China Daily | Updated: 2020-01-23 08:00
Fighters of the UN-backed government forces of Libya are seen in south of Tripoli, December 2, 2019. /Xinhua Photo

In an effort to end the conflict in Libya, some world leaders attending the Libya Conference in Berlin on Sunday called for an end to foreign interference in the country, and pledged to set up a committee to follow up the outcomes of the conference.

Apart from the representatives of the United Nations, European Union, African Union and the Arab League, the leaders of the warring factions-Khalifa Haftar, commander of Libyan National Army in eastern Libya, and Fayez al-Sarraj, head of the UN-recognized Government of National Accord, an interim government-were also among those who attended the conference.

The participants signed a wide-ranging agreement to respect a UN arms embargo and stop providing military support to Libya's warring factions, but failed to persuade the warring sides to agree to a lasting cease-fire.

Since 2011, when NATO forces bombed the country leading to the downfall of Muammar Gadhafi, Libya has been mired in military conflicts between warring factions owing allegiance to different countries in the Middle East. And Turkish President Recep Tayyip Erdogan's announcement last week that he will send troops to Libya has further complicated the situation.

At the conference, the UN called for a "permanent" agreement-requiring countries to abide by the 2011 arms embargo against supplying arms to either faction in Libya-to "turn a truce into a cease-fire".But, analysts say that, despite bringing together some world leaders, the conference failed to achieve the desired results.

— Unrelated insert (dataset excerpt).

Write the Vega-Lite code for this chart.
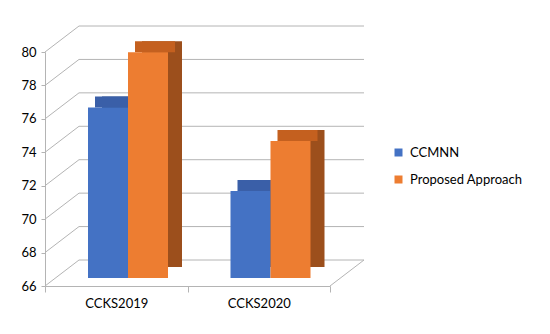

Although the "arms embargo "was imposed in 2011, it has not prevented the warring factions in Libya from acquiring weapons or even troops. Sarraj claims to be "the only legitimate representative of Libya", but Haftar remains intransigent and both sides have treated all previously announced truce deals as stopgap arrangements, and violated them. Given these facts, even a temporary truce that "works in theory", let alone a "cease-fire" or permanent peace, is inconceivable in Libya.

To restore peace in Libya, stakeholders need to make sincere efforts, and international organizations led by the UN should work out a development model that suits Libya and is acceptable to the warring factions.